Detroit — Dylan James got the chance to play hockey again this past season and made the most of it.
Playing junior hockey in Alberta in 2020-21, James only played seven games for the Okotoks Oilers (AJHL) because of three COVID-19 disruptions during the season. Obviously James wasn’t alone, many players endured rough seasons, but it still hurt.
There was some rust to knock off and it was an adjustment playing for Sioux City this past season. But James scored 28 goals during the regular season and added five more in 10 playoff games to help Sioux City to the USHL championship, all while simply enjoying playing hockey again.
“It was tough. I quarantined for 50 days (two seasons ago), three different times. That was tough obviously on and off the ice,” James said. “You didn’t know if you were going to practice that afternoon, that year. But coming to the USHL, I was a little nervous, I hadn’t played a season, but I felt I played pretty well.”
Well enough, certainly, for the Wings to draft James in the second round last week (40th overall) in the NHL Entry Draft.
“After Christmas, I played my best. I felt I was getting comfortable with the city, the new teammates, I didn’t know any of them before, and the coaches and what they wanted out of me,” James said. “It was just getting comfortable, and getting older and stronger helped.”
James was back home in Calgary on draft day, watching with family. But his feed was delayed and James wasn’t sure when he was drafted.
“I heard my name called but I didn’t know who drafted me,” James said. “I found out it was the Red Wings and obviously it was an exciting time with my family. They have 11 (Stanley) Cups, that’s sweet.”
One of the first things James thought about was the long list of legendary players who have worn the Red Wings jersey.
“First thing that came to mind was Stevie Y (Steve Yzerman),” James said. “I have met (Niklas) Kronwall (who is coaching at the team’s development camp), he’s giving me tips on the ice, said to just relax and just play. It’s nice to hear from them.”
A 6-foot, 180-pound left wing, James plays with a lot of speed, and uses that speed at both ends of the rink. Scouts view him as a potential two-way forward who will be able to help the Wings in a variety of ways.
“I like to pride myself on my defense,” James said. “My offense comes from that. My speed is my best asset and I use it to forecheck and limit the defense’s time and space. I like to do that.”
Defenseman William Wallinder, a 2020 second-round pick, is making his first appearance at a Wings development camp given the pandemic restrictions the last two years.
Wallinder finally arrived in Detroit and participated Tuesday in his first practice. Wallinder was delayed because of flight issues and lost luggage.
“I had to borrow skates and equipment, it was pretty tough,” Wallinder said of how he was able to get on the ice Tuesday. “I don’t think they (the airlines) have found it yet. I haven’t heard anything. Hopefully they find it.”
Wallinder (6-4, 190) is a smooth-skating defenseman who will return to Rogle (Sweden) for another year of maturation and experience.

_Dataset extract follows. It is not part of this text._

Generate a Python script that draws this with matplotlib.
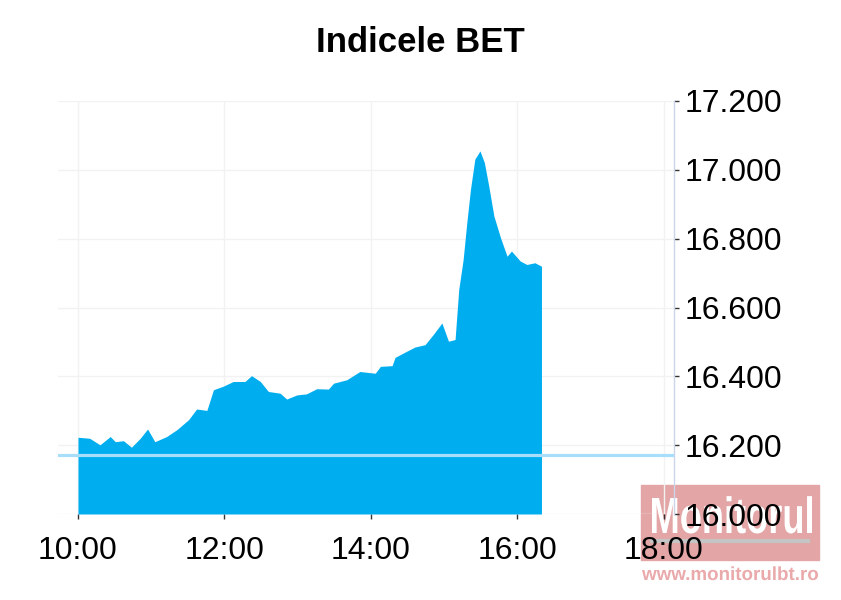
import numpy as np
import matplotlib.pyplot as plt
from matplotlib.ticker import FuncFormatter, MultipleLocator
from matplotlib.patches import Rectangle, PathPatch
from matplotlib.textpath import TextPath
from matplotlib.font_manager import FontProperties
from matplotlib.transforms import Affine2D

plt.rcParams['font.family'] = ['Liberation Sans', 'DejaVu Sans']

# intraday BET values (time in hours)
hours = [10.00, 10.16, 10.30, 10.44, 10.51, 10.62, 10.73, 10.85, 10.95, 11.05,
         11.21, 11.35, 11.51, 11.62, 11.76, 11.85, 11.98, 12.12, 12.28, 12.37,
         12.49, 12.60, 12.76, 12.85, 12.99, 13.12, 13.26, 13.42, 13.49, 13.67,
         13.85, 14.06, 14.13, 14.29, 14.33, 14.49, 14.60, 14.74, 14.85, 14.97,
         15.06, 15.15, 15.20, 15.26, 15.31, 15.36, 15.42, 15.49, 15.55, 15.61,
         15.68, 15.77, 15.86, 15.92, 16.04, 16.13, 16.24, 16.33]
bet = [16223, 16220, 16201, 16225, 16210, 16213, 16194, 16220, 16247, 16210,
       16225, 16245, 16274, 16305, 16301, 16361, 16371, 16385, 16385, 16402,
       16385, 16356, 16351, 16334, 16346, 16349, 16364, 16363, 16380, 16390,
       16414, 16409, 16429, 16431, 16455, 16473, 16485, 16492, 16521, 16555,
       16502, 16507, 16652, 16739, 16846, 16943, 17031, 17055, 17021, 16953,
       16866, 16803, 16749, 16764, 16735, 16725, 16730, 16720]
prev_close = 16172

x_ticks = [10, 12, 14, 16, 18]
x_labels = ['10:00', '12:00', '14:00', '16:00', '18:00']

fig = plt.figure(figsize=(8.41, 6), dpi=100)
ax = fig.add_axes([58/841, 1-514/600, (674-58)/841, (514-101)/600])
ax.patch.set_alpha(0)

ax.fill_between(hours, bet, 16000, color='#00aeef', lw=0, zorder=2)
ax.axhline(prev_close, color='#a8defa', lw=2.3, zorder=3)

ax.set_xlim(9.727, 18.14)
ax.set_ylim(16000, 17200)
ax.set_xticks(x_ticks)
ax.set_xticklabels(x_labels)
ax.yaxis.set_major_locator(MultipleLocator(200))
ax.yaxis.set_major_formatter(FuncFormatter(lambda v, p: f'{v:,.0f}'.replace(',', '.')))
ax.yaxis.tick_right()

ax.grid(color='#f2f2f2', lw=1)
ax.set_axisbelow(True)
for s in ['top', 'left', 'bottom']:
    ax.spines[s].set_visible(False)
ax.spines['right'].set_color('#ccd6eb')
ax.spines['right'].set_linewidth(1)

ax.tick_params(axis='x', length=3.6, width=1, color='#333333', labelsize=23, pad=12)
ax.tick_params(axis='y', length=3.6, width=1, color='#333333', labelsize=23, pad=4)

fig.text(0.5, 1-42/600, 'Indicele BET', ha='center', va='center',
         fontsize=25, fontweight='bold')


# watermark: condensed text drawn as paths, fitted into a pixel box
def box_text(s, x0, x1, ybase, ytop, color, z):
    prop = FontProperties(family='Liberation Sans', weight='bold')
    tp = TextPath((0, 0), s, size=1, prop=prop)
    cap = TextPath((0, 0), 'M', size=1, prop=prop).get_extents()
    ext = tp.get_extents()
    sx = (x1 - x0) / ext.width
    sy = (ybase - ytop) / cap.height
    tr = (Affine2D().translate(-ext.x0, 0).scale(sx / 100, sy / 100)
          .translate(x0 / 100, (600 - ybase) / 100) + fig.dpi_scale_trans)
    fig.patches.append(PathPatch(tp, transform=tr, color=color, lw=0, zorder=z))


fig.patches.append(Rectangle((641/841, 1-560/600), 178/841, 75/600,
                             transform=fig.transFigure, color='#e3a5a5',
                             zorder=-2))
fig.lines.append(plt.Line2D([652/841, 808/841], [1-541/600, 1-541/600],
                            transform=fig.transFigure, color='#c4c4c4',
                            lw=3, zorder=-1))
box_text('Monitorul', 652, 812, 533, 498, 'white', -1)
box_text('www.monitorulbt.ro', 642, 818, 580, 567, '#eaa9ab', 1)

fig.savefig('out.png', dpi=100)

But for now, just as Wallinder has in Sweden, he’s getting an opportunity to learn and absorb information from Kronwall, one of his favorite players.
“I liked his hits,” Wallinder said. “It’s great to work with him. He has a lot of experience, just to learn from him and listen to what he says.”
Wallinder was a teammate, and will continue to be this season at Rogle, of Wings’ first-round Marco Kasper.
“He works hard. He likes to go straight to the net and be in front of the net,” Wallinder said. “He’s a tough guy to play against. Really skilled, too.”
Forward Carter Mazur (Jackson) and defenseman Shai Buium became roommates at Denver last summer, shortly after both were drafted by the Wings (Buium in the second round and Mazur in the third in 2021).
The two were instrumental in Denver winning the NCAA Frozen Four and becoming solid prospects for the Wings.
“We’re real good friends,” Buium said. “We started rooming together in the summer last year, going into our freshman year. We got close that way.”
Winning the NCAA championship was a memorable experience.
“It was incredible,” Buium said. “We had a special group, we did a special thing, and it was probably one of the best times in my life.”
Buium showed his offensive explosiveness at Denver, with 15 assists and 18 points in 39 games, with a plus-20 rating.